O Globo exigia eleições manietadas e pedia o fim dos partidos
O próprio editorial de O Globo (19/05/1965) fazia questão de lembrar de que “ninguém mais do que nós defendeu o ponto de vista de que seria melhor para o regime e para a concretização dos ideais revolucionários a não realização dos pleitos este ano”. E qual a solução que O Globo apresentava para a sucessão dos governadores cujos mandatos estavam se encerrando, se não queria antes a realização das eleições? Volta a palavra para o editorial de Roberto Marinho: “Achávamos que a sucessão dos governadores daqueles Estados deveria ser feita através de um processo extraordinário”. O “processo extraordinário” era um eufemismo de O Globo que significava a simples nomeação indireta dos governadores pelos militares. É este mesmo texto de 19 de maio que recorda aos leitores que em abril, quando Castelo Branco anunciou a realização das eleições, O Globo publicou então um editorial intitulado “A surpreendente decisão”, onde protestava: “agora vamos ter de novo eleições e continuam existindo os mesmos 13 partidos e a mesma lei eleitoral (…) As eleições se processarão, provavelmente nos mesmos termos das antigas, com as mesmas pessoas pois até os cassados e os que tiveram direitos políticos suspensos, embora não podendo disputar, procurarão influir eleitoralmente”. Mais claro do que isso, impossível. O jornal, em abril e agora em maio de 1965, exigia enfaticamente o aumento da repressão sobre a oposição.

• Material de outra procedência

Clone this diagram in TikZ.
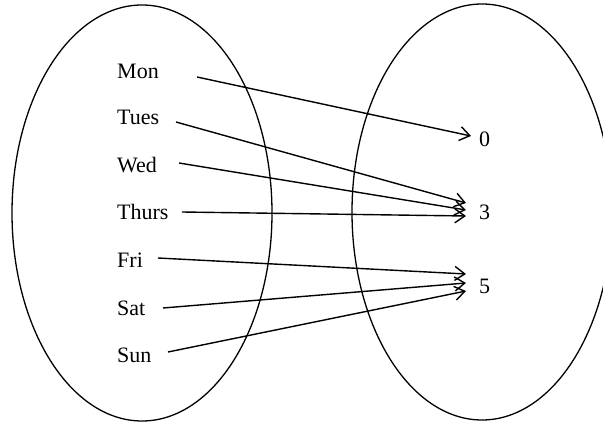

O Globo manda outro recado
E por que Roberto Marinho era agora contra o adiamento das eleições? Mais uma vez ele explica: “Sentimo-nos à vontade para não concordar com a medida (um eventual adiamento) e temos, para fixar esta posição, a autoridade de quem não era a favor do chamado às urnas (…) Estamos certos de que o adiamento das eleições, dois meses após sua convocação, repercutirá em todo o mundo de maneira desfavorável à Revolução”. Diante do temor de uma reação internacional, O Globo afinal se conformava com a realização das eleições, mas pedia providências “legais” de forma a garantir que o governo militar saísse, de uma maneira ou outra, vencedor do pleito. O tom do editorial era de clara ameaça ao pouco que restava de independência e dignidade no Congresso: “já que as eleições foram convocadas, que se realizem na data marcada (…) o Congresso que não perca tempo, nem proceda em desacordo com o seu provado propósito de colaborar com o Presidente da República, para que a Revolução alcance seus objetivos”. O recado da linha dura, através da voz do velho malandro Roberto Marinho, que usava e era usado pelos militares, era mais uma vez límpido e cristalino e, se havia alguma dúvida, a frase final do editorial era uma ordem diretamente vinda dos setores mais atrasados da caserna golpista: “a Revolução deve ser prestigiada e apoiada, jamais dificultada”.
O Globo e o AI-2
As preocupações de O Globo tinham fundamento e suas ameaças não eram vãs. Mesmo com as cassações e a repressão, em cinco dos onze estados foram eleitos oposicionistas, e em Minas Gerais e Rio de Janeiro os eleitos (respectivamente, Israel Pinheiro e Negrão de Lima) eram ligados ao presidente deposto João Goulart. A resposta do regime, logo após conhecer os resultados, foi decretar, no dia 27 de outubro, o estado de sítio e editar o ato institucional número 2, onde os partidos que ainda restavam foram fechados (as organizações comunistas foram perseguidas logo após o golpe), instituindo-se o bipartidarismo (Arena e MDB), os funcionários públicos passaram a ser demissíveis caso não demostrassem lealdade à “revolução”, o STF ganhou mais cinco membros indicados pelos militares de forma a garantir maioria no tribunal, além disso o Congresso Nacional podia ser fechado a qualquer momento pelo executivo, que aumentou enormemente seu poder discricionário, entre outras medidas autoritárias. Em editorial publicado no dia seguinte ao AI-2, 28 de outubro, Roberto Marinho comemorava: “O erro de muitos políticos brasileiros foi não ter compreendido que uma revolução não pode ser interrompida antes de atingir os objetivos que a tornaram necessária”. O Globo havia alcançado de fato uma grande vitória. Exigiu e obteve o endurecimento do regime, mas ainda não havia sido uma vitória completa.
AI-5 – O sonho realizado
Apenas três anos depois, com a edição do AI-5 e o triunfo definitivo da linha dura, foi que Roberto Marinho pôde contemplar a realização do seu sonho: uma ditadura feroz, um povo amordaçado e as mãos do sistema Globo completamente livres para seguir sua trajetória de negociatas e ilegalidades que lhe proporcionaram um imenso poder. O sistema Globo é, sem dúvida, um gigante cujos pés se apoiam na lama da história. Em outras edições do Notas Vermelhas, voltaremos ao tema.